そんな頃、サイパンで麻薬密売ルートを広げた中島組 傘下・川西組の構成員が関東同盟の下っ端と小競り合いを演じてしまった。これを発端として、佐倉は川西組に関東同盟攻撃を命じる。川西組長の懐刀・宮原は、与党議員・刈田に接近。住宅公団に顔がきく刈田を使い、関東同盟の地上げシノギを邪魔していく作戦だ。対する大石は、刈田の動きを封じるため意外な作戦をとる…



「日本の首領 完結篇」





サイパンロケまで敢行し、佐分利信・三船敏郎・片岡千恵蔵の三大スターが並ぶ豪華編です。

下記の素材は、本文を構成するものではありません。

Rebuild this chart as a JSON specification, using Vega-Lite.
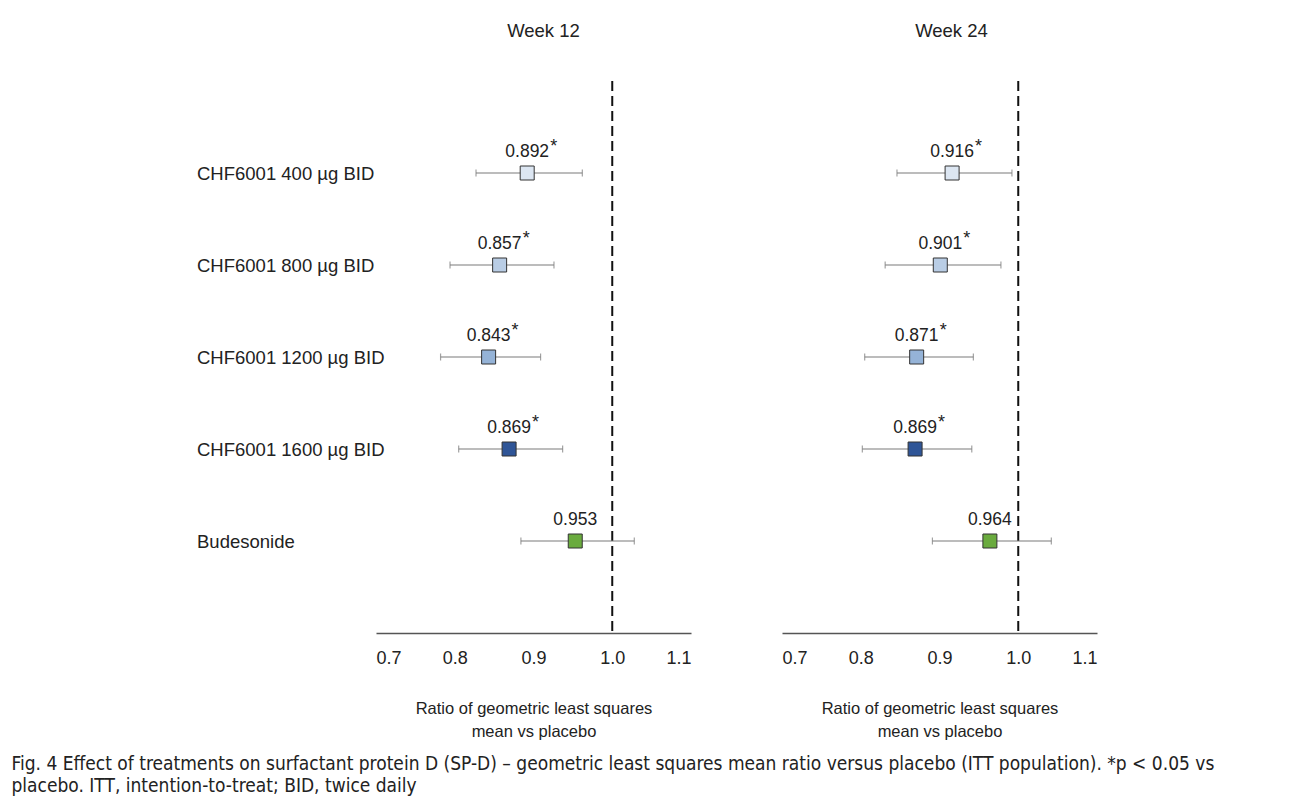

今回のキーマンは刈田議員=西村晃。佐倉と大石の両者を適当に渡り歩いたおかげで窮地に陥る役どころです。大谷直子みたいな可愛い妻も作ってウハウハやっていたツケが回ったんですね。そして、シリーズ通しての影の主役、一宮医師=高橋悦史も、人生最大の転機を迎えます。医師としての矜持をとるか、佐倉一誠の息子としての道をとるか、難しい決断を迫られるのです。



ヤクザ映画嫌いな方にも自信を持ってオススメできる「日本の首領」。品格があり、組織描写力に長けた中島貞夫監督を偲んで、3作まとめてぜひ!